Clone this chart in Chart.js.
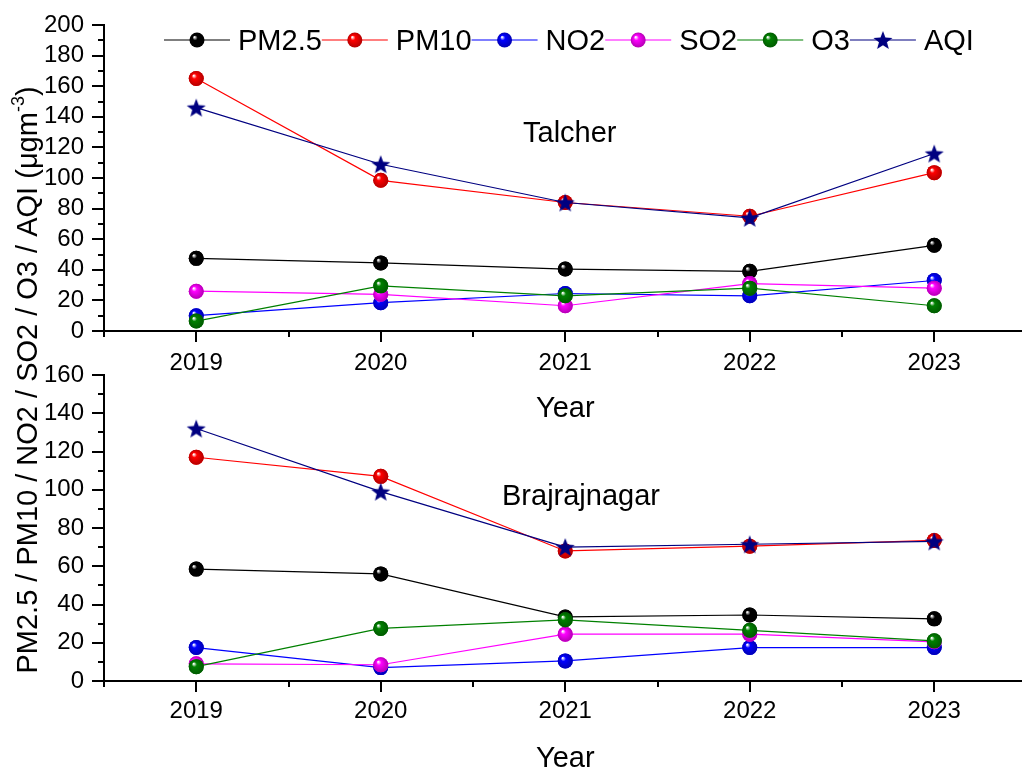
<!DOCTYPE html>
<html>
<head>
<meta charset="utf-8">
<script src="https://cdn.jsdelivr.net/npm/chart.js@4.4.0/dist/chart.umd.min.js"></script>
<style>
body{margin:0;background:#fff;overflow:hidden;}
#wrap{position:relative;width:1022px;height:767px;overflow:hidden;background:#fff;}
#wrap canvas{position:absolute;left:0;top:0;}
</style>
</head>
<body>
<div id="wrap">
<canvas id="talcherChart" width="1034" height="767"></canvas>
<canvas id="brajChart" width="1034" height="767"></canvas>
</div>
<script>
// categories
const years = [2019, 2020, 2021, 2022, 2023];
const seriesNames = ["PM2.5", "PM10", "NO2", "SO2", "O3", "AQI"];
const seriesColors = ["#000000", "#ff0000", "#0000ff", "#ff00ff", "#008000", "#000080"];

// Talcher (top panel)
const talcherPM25 = [47.5, 44.5, 40.5, 39, 56];
const talcherPM10 = [165, 98.5, 84, 75, 103.5];
const talcherNO2  = [10, 18.5, 24.5, 23, 33];
const talcherSO2  = [26, 24, 16.5, 31, 28];
const talcherO3   = [6.5, 29.5, 23, 28, 16.5];
const talcherAQI  = [146, 109, 84, 74, 116];

// Brajrajnagar (bottom panel)
const brajPM25 = [58.5, 56, 33.5, 34.5, 32.5];
const brajPM10 = [117, 107, 68, 70.5, 73.5];
const brajNO2  = [17.5, 7, 10.5, 17.5, 17.5];
const brajSO2  = [9, 8.5, 24.5, 24.5, 20.5];
const brajO3   = [7.5, 27.5, 32, 26.5, 21];
const brajAQI  = [132, 99, 70, 71.5, 73];

// tick labels
const topYTicks = [0, 20, 40, 60, 80, 100, 120, 140, 160, 180, 200];
const bottomYTicks = [0, 20, 40, 60, 80, 100, 120, 140, 160];

const FONT = '"Liberation Sans", Arial, sans-serif';

function makeStar(color, r){
    const c = document.createElement('canvas');
    c.width = c.height = Math.ceil(r * 2 + 2);
    const g = c.getContext('2d');
    const cx = c.width / 2, cy = c.height / 2 + r * 0.1;
    g.beginPath();
    for (let i = 0; i < 10; i++){
        const rad = i % 2 ? r * 0.42 : r;
        const a = -Math.PI / 2 + i * Math.PI / 5;
        g.lineTo(cx + rad * Math.cos(a), cy + rad * Math.sin(a));
    }
    g.closePath();
    g.fillStyle = color;
    g.fill();
    return c;
}
const starImg = makeStar("#000080", 10);

function darken(hex, f){
    const n = parseInt(hex.slice(1), 16);
    const r = Math.round(((n >> 16) & 255) * f), gg = Math.round(((n >> 8) & 255) * f), b = Math.round((n & 255) * f);
    return 'rgb(' + r + ',' + gg + ',' + b + ')';
}

function drawSphere(ctx, x, y, r, color){
    const g = ctx.createRadialGradient(x - r * 0.35, y - r * 0.4, r * 0.05, x, y, r);
    g.addColorStop(0, '#ffffff');
    g.addColorStop(0.3, color);
    g.addColorStop(1, darken(color, 0.7));
    ctx.beginPath();
    ctx.arc(x, y, r, 0, Math.PI * 2);
    ctx.fillStyle = g;
    ctx.fill();
}

function buildDatasets(values){
    let datasets = [];
    values.forEach((vals, i) => {
        let ds = {};
        ds.label = seriesNames[i];
        ds.data = years.map((yr, k) => ({x: yr, y: vals[k]}));
        ds.borderColor = seriesColors[i];
        ds.backgroundColor = seriesColors[i];
        ds.borderWidth = 1.2;
        ds.pointRadius = 7.5;
        ds.pointBorderWidth = 0;
        ds.pointStyle = seriesNames[i] == "AQI" ? starImg : 'circle';
        ds.order = values.length - i;
        datasets.push(ds);
    });
    return datasets;
}

// sphere shading, minor ticks, legend and texts
const deco = {
    id: 'deco',
    afterDatasetDraw(chart, args){
        const ds = chart.data.datasets[args.index];
        if (ds.label == "AQI") return;
        const ctx = chart.ctx;
        ctx.save();
        args.meta.data.forEach(pt => drawSphere(ctx, pt.x, pt.y, 7.5, ds.borderColor));
        ctx.restore();
    },
    afterDraw(chart, args, opts){
        const {ctx, chartArea, scales} = chart;
        ctx.save();
        // minor ticks
        ctx.strokeStyle = '#000';
        ctx.lineWidth = 2;
        ctx.beginPath();
        for (let v = 2018.5; v <= 2023.5; v += 1){
            const px = Math.round(scales.x.getPixelForValue(v));
            ctx.moveTo(px, chartArea.bottom);
            ctx.lineTo(px, chartArea.bottom + 6);
        }
        for (let v = 10; v < scales.y.max; v += 20){
            const py = Math.round(scales.y.getPixelForValue(v));
            ctx.moveTo(chartArea.left, py);
            ctx.lineTo(chartArea.left - 6, py);
        }
        ctx.stroke();

        ctx.fillStyle = '#000';
        ctx.textBaseline = 'alphabetic';
        ctx.font = '29px ' + FONT;
        // x title
        ctx.textAlign = 'center';
        ctx.fillText('Year', (chartArea.left + chartArea.right) / 2, chartArea.bottom + 86);
        // site name
        ctx.textAlign = 'left';
        ctx.fillText(opts.site, opts.siteX, opts.siteY);

        if (opts.legend){
            let x = 164;
            const ly = 40;
            chart.data.datasets.forEach(ds => {
                ctx.strokeStyle = ds.borderColor;
                ctx.lineWidth = 1.2;
                ctx.beginPath();
                ctx.moveTo(x, ly);
                ctx.lineTo(x + 66, ly);
                ctx.stroke();
                if (ds.label == "AQI") ctx.drawImage(starImg, x + 33 - starImg.width / 2, ly - starImg.height / 2);
                else drawSphere(ctx, x + 33, ly, 7.5, ds.borderColor);
                ctx.fillStyle = '#000';
                ctx.fillText(ds.label, x + 74, ly + 10);
                x += 74 + ctx.measureText(ds.label).width;
            });
        }

        if (opts.yTitle){
            ctx.translate(37, 380);
            ctx.rotate(-Math.PI / 2);
            const main = 'PM2.5 / PM10 / NO2 / SO2 / O3 / AQI (\u03bcgm';
            ctx.font = '29px ' + FONT;
            const w1 = ctx.measureText(main).width;
            const w3 = ctx.measureText(')').width;
            ctx.font = '18px ' + FONT;
            const w2 = ctx.measureText('-3').width;
            let x0 = -(w1 + w2 + w3) / 2;
            ctx.font = '29px ' + FONT;
            ctx.fillText(main, x0, 0);
            ctx.font = '18px ' + FONT;
            ctx.fillText('-3', x0 + w1, -13);
            ctx.font = '29px ' + FONT;
            ctx.fillText(')', x0 + w1 + w2, 0);
        }
        ctx.restore();
    }
};

function makeConfig(values, yMax, yTicks, pad, xHeight, tickPad, decoOpts){
    return {
        type: 'line',
        data: {datasets: buildDatasets(values)},
        options: {
            responsive: false,
            animation: false,
            events: [],
            layout: {padding: pad},
            plugins: {legend: {display: false}, tooltip: {enabled: false}, deco: decoOpts},
            scales: {
                x: {
                    type: 'linear',
                    position: 'bottom',
                    min: 2018.5,
                    max: 2023.5,
                    afterBuildTicks: s => { s.ticks = years.map(v => ({value: v})); },
                    afterFit: s => { s.height = xHeight; },
                    grid: {display: true, drawOnChartArea: false, drawTicks: true, tickLength: 11, color: '#000', lineWidth: 2},
                    border: {display: true, color: '#000', width: 2},
                    ticks: {color: '#000', font: {family: FONT, size: 24}, padding: tickPad, maxRotation: 0, autoSkip: false, callback: v => String(v)}
                },
                y: {
                    min: 0,
                    max: yMax,
                    afterBuildTicks: s => { s.ticks = yTicks.map(v => ({value: v})); },
                    afterFit: s => { s.width = 104; },
                    grid: {display: true, drawOnChartArea: false, drawTicks: true, tickLength: 12, color: '#000', lineWidth: 2},
                    border: {display: true, color: '#000', width: 2},
                    ticks: {color: '#000', font: {family: FONT, size: 24}, padding: 8, autoSkip: false, callback: v => String(v)}
                }
            }
        },
        plugins: [deco]
    };
}

new Chart(document.getElementById('talcherChart').getContext('2d'),
    makeConfig([talcherPM25, talcherPM10, talcherNO2, talcherSO2, talcherO3, talcherAQI],
        200, topYTicks, {top: 25, right: 5, bottom: 342, left: 0}, 94, 7,
        {site: 'Talcher', siteX: 523, siteY: 142, legend: true, yTitle: false}));

new Chart(document.getElementById('brajChart').getContext('2d'),
    makeConfig([brajPM25, brajPM10, brajNO2, brajSO2, brajO3, brajAQI],
        160, bottomYTicks, {top: 375, right: 5, bottom: 0, left: 0}, 86, 5,
        {site: 'Brajrajnagar', siteX: 502, siteY: 505, legend: false, yTitle: true}));
</script>
</body>
</html>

— WHAT IS REQUIRED —
Please reproduce the listing exactly from its opening line through the line that contains "84, 74, 116];", both included, with all pictures omitted.

— OUTPUT FOR THIS EXERCISE —
Clone this chart in Chart.js.
<!DOCTYPE html>
<html>
<head>
<meta charset="utf-8">
<script src="https://cdn.jsdelivr.net/npm/chart.js@4.4.0/dist/chart.umd.min.js"></script>
<style>
body{margin:0;background:#fff;overflow:hidden;}
#wrap{position:relative;width:1022px;height:767px;overflow:hidden;background:#fff;}
#wrap canvas{position:absolute;left:0;top:0;}
</style>
</head>
<body>
<div id="wrap">
<canvas id="talcherChart" width="1034" height="767"></canvas>
<canvas id="brajChart" width="1034" height="767"></canvas>
</div>
<script>
// categories
const years = [2019, 2020, 2021, 2022, 2023];
const seriesNames = ["PM2.5", "PM10", "NO2", "SO2", "O3", "AQI"];
const seriesColors = ["#000000", "#ff0000", "#0000ff", "#ff00ff", "#008000", "#000080"];

// Talcher (top panel)
const talcherPM25 = [47.5, 44.5, 40.5, 39, 56];
const talcherPM10 = [165, 98.5, 84, 75, 103.5];
const talcherNO2  = [10, 18.5, 24.5, 23, 33];
const talcherSO2  = [26, 24, 16.5, 31, 28];
const talcherO3   = [6.5, 29.5, 23, 28, 16.5];
const talcherAQI  = [146, 109, 84, 74, 116];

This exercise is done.